Quercus incana is a species of oak known by the common names bluejack oak, upland willow oak, sandjack oak, and cinnamon oak. It is native to the Atlantic Plain and Gulf Coastal Plain of the United States, from Virginia around Florida to Texas and inland to Oklahoma and Arkansas.

== Description ==
Quercus incana is a tree growing to about 10 meters (33 feet) in height, with a maximum height around 15 m. The "national champion bluejack" was a specimen from Texas that was 15.5 m (51 ft) tall and 2.1 m (7 ft) in circumference, and had a crown spread of 17 m (56 ft).

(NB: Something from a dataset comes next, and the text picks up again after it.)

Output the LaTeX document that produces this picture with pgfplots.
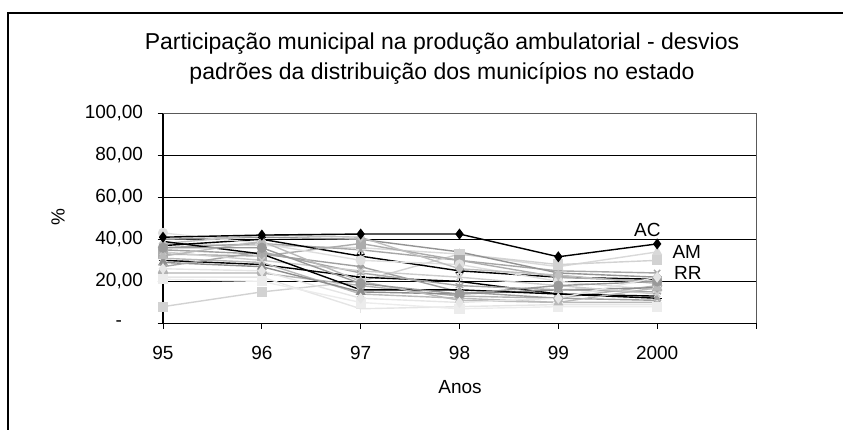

The trunk is short and the crooked branches form an open, irregular crown. The platy bark is dark brown or black. The leaves are generally oval and up to 10 centimeters long by 3.5 cm wide. They are glossy green on top and woolly-haired and bluish in color underneath. The name bluejack refers to this bluish and ashy appearance of the leaves. The acorn is up to 1.7 cm long by 1.6 cm wide, not counting the cap. The oak reproduces by seed and by resprouting from the rootcrown when the upper parts are removed. It can form thickets by spreading underground runners.

== Ecology ==
Quercus incana often grows in longleaf pine (Pinus palustris) ecosystems, where it shares the understory with turkey oak (Q. laevis) and wiregrass (Aristida stricta). In the Big Thicket of Texas it codominates with post oak (Q. stellata) and a number of pines. The oak can be found on sandy soils. It grows downslope from ridgetops, where the soils are finer and less dry than the tops of the ridges. It is well adapted to wildfire and grows in habitat where fire is common and often required, such as longleaf pine ecosystems. The oak does not tolerate dense shade and requires fire to remove taller, more robust oaks that would otherwise outcompete it.

The acorns provide food for many animal species including the Sherman's fox squirrel, which lives in longleaf pine communities.

== Uses ==
The wood of Q. incana is hard and strong, but the trees are usually too small to be useful except as fuel or posts.